The belief in biological evolution formed the core of Nazi thinking. They believed that the Aryan race, a mythic conception that they derived partially from the theosophy of Madame Helena Petrova Blavatsky, was a more evolved species or, to use the vernacular, a superior race. They believed that if the Aryan were properly bred, and if the blood of inferior races were bred out of the potential Aryan population, than a new and more evolved species would emerge, what they called the Ubermench, or the Superman. The Ubermench, bred from the blood of German Nordic stock, would be blond, with blue eyes, would possess a perfect physique, would live up to two centuries, and would possess cosmic consciousness.

Like Darwin, and like many of his followers, the Nazis believed in the concept of scarcity and that time was running out to save mankind. They believed that the best way forward was to evolve a better species of human beings. They believed it was their moral duty to isolate and to cull the populations of lesser species as they defined the term. Ironically, they did not believe that the Jews were an inferior species but rather they considered the Jews to be a highly evolved species that posed as a lethal threat to the supremacy of the Aryan species. Thus, they reasoned, in order for the Aryans to lead mankind toward the more evolved and perfected stage of biological human development, the Ubermenchen, the Jews had to be annihilated.
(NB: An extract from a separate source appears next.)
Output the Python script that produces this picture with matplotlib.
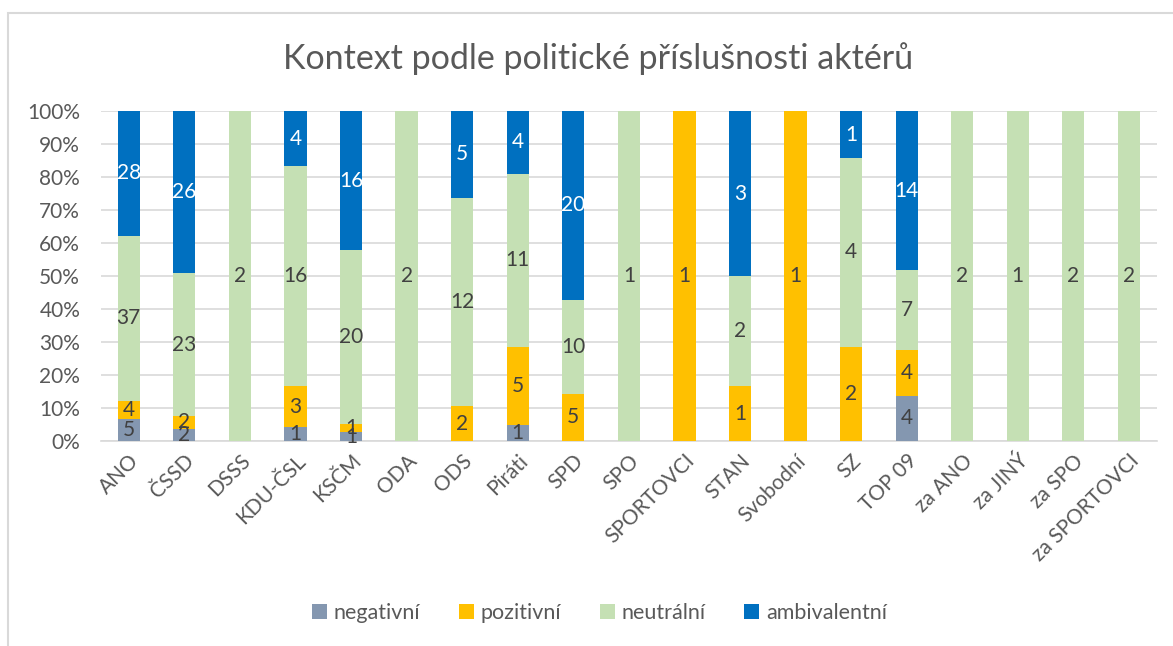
import matplotlib
matplotlib.use("Agg")
import matplotlib.pyplot as plt
from matplotlib.patches import Patch, Rectangle
from matplotlib.ticker import PercentFormatter
import numpy as np

plt.rcParams['font.family'] = ['Lato', 'DejaVu Sans']

categories = ["ANO", "ČSSD", "DSSS", "KDU-ČSL", "KSČM", "ODA", "ODS", "Piráti", "SPD", "SPO",
              "SPORTOVCI", "STAN", "Svobodní", "SZ", "TOP 09", "za ANO", "za JINÝ", "za SPO",
              "za SPORTOVCI"]
negativni = [5, 2, 0, 1, 1, 0, 0, 1, 0, 0, 0, 0, 0, 0, 4, 0, 0, 0, 0]
pozitivni = [4, 2, 0, 3, 1, 0, 2, 5, 5, 0, 1, 1, 1, 2, 4, 0, 0, 0, 0]
neutralni = [37, 23, 2, 16, 20, 2, 12, 11, 10, 1, 0, 2, 0, 4, 7, 2, 1, 2, 2]
ambivalentni = [28, 26, 0, 4, 16, 0, 5, 4, 20, 0, 0, 3, 0, 1, 14, 0, 0, 0, 0]

series = [("negativní", negativni, "#8497B0", "#404040"),
          ("pozitivní", pozitivni, "#FFC000", "#404040"),
          ("neutrální", neutralni, "#C5E0B4", "#404040"),
          ("ambivalentní", ambivalentni, "#0070C0", "#FFFFFF")]

data = np.array([s[1] for s in series], dtype=float)
totals = data.sum(axis=0)
shares = data / totals * 100

fig = plt.figure(figsize=(11.73, 6.46), dpi=100)
ax = fig.add_axes([0.0861, 0.3173, 0.9, 0.5108])

x = np.arange(len(categories))
bottom = np.zeros(len(categories))
for i, (name, vals, color, tcolor) in enumerate(series):
    ax.bar(x, shares[i], 0.4, bottom=bottom, color=color, zorder=3, label=name)
    for j in range(len(categories)):
        if data[i, j] > 0:
            ax.text(x[j], bottom[j] + shares[i, j] / 2, f"{int(data[i, j])}",
                    ha='center', va='center', fontsize=15, color=tcolor, zorder=4)
    bottom += shares[i]

ax.set_xlim(-0.5, len(categories) - 0.5)
ax.set_ylim(0, 100)
ax.set_yticks(np.arange(0, 101, 10))
ax.yaxis.set_major_formatter(PercentFormatter(decimals=0))
ax.grid(axis='y', color='#D9D9D9', linewidth=1.2, zorder=0)
for sp in ['top', 'right', 'left']:
    ax.spines[sp].set_visible(False)
ax.spines['bottom'].set_color('#D9D9D9')
ax.spines['bottom'].set_linewidth(1.2)
ax.tick_params(axis='both', length=0, labelsize=15, colors='#595959')
ax.tick_params(axis='y', pad=15)
ax.set_xticks(x)
ax.set_xticklabels(categories, rotation=45, ha='right', rotation_mode='anchor')
ax.tick_params(axis='x', pad=7)

fig.text(0.51, 0.91, "Kontext podle politické příslušnosti aktérů", ha='center', va='center',
         fontsize=24.5, color='#595959')

handles = [Patch(facecolor=s[2], edgecolor='none', label=s[0]) for s in series]
fig.legend(handles=handles, loc='center', bbox_to_anchor=(0.511, 0.051), ncol=4, frameon=False,
           fontsize=15.5, labelcolor='#595959', handlelength=0.7, handleheight=0.7,
           handletextpad=0.3, columnspacing=1.8)

fig.patches.append(Rectangle((7.5 / 1173, -0.1), 1.2, (646 - 12.5) / 646 + 0.1,
                             transform=fig.transFigure, fill=False, edgecolor='#D9D9D9',
                             linewidth=1.5))

fig.savefig("out.png", dpi=100, facecolor='white')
From a Darwinian perspective, the Nazi theory actually made sense. Unlike the Judeo-Christian concept, which holds that all men and women are created in the image of God, and are therefore created equal, the Nazis, deriving their idea from the scientific notions of the theory of evolution, believed that men and women were born un-equal and in different stages of the evolutionary cycle. Thus, to the Nazis, the German was more evolved than the non-German and was therefore more fit to survive. 

Darwin captured the essence of the Nazi outlook in the following quote from his second book The Descent of Man:

At some future period not very distant as measured by centuries, the civilized races of man will almost certainly exterminate, and replace the savage races throughout the world. At the same time, the anthropomorphous apes…will no doubt be exterminated. The break between man and his nearest allies will then be wider, for it will intervene between man in a more civilized state, as we may hope, even then the Caucasian, and some ape as low as the baboon, instead of as now between the negro or Australian and the gorilla.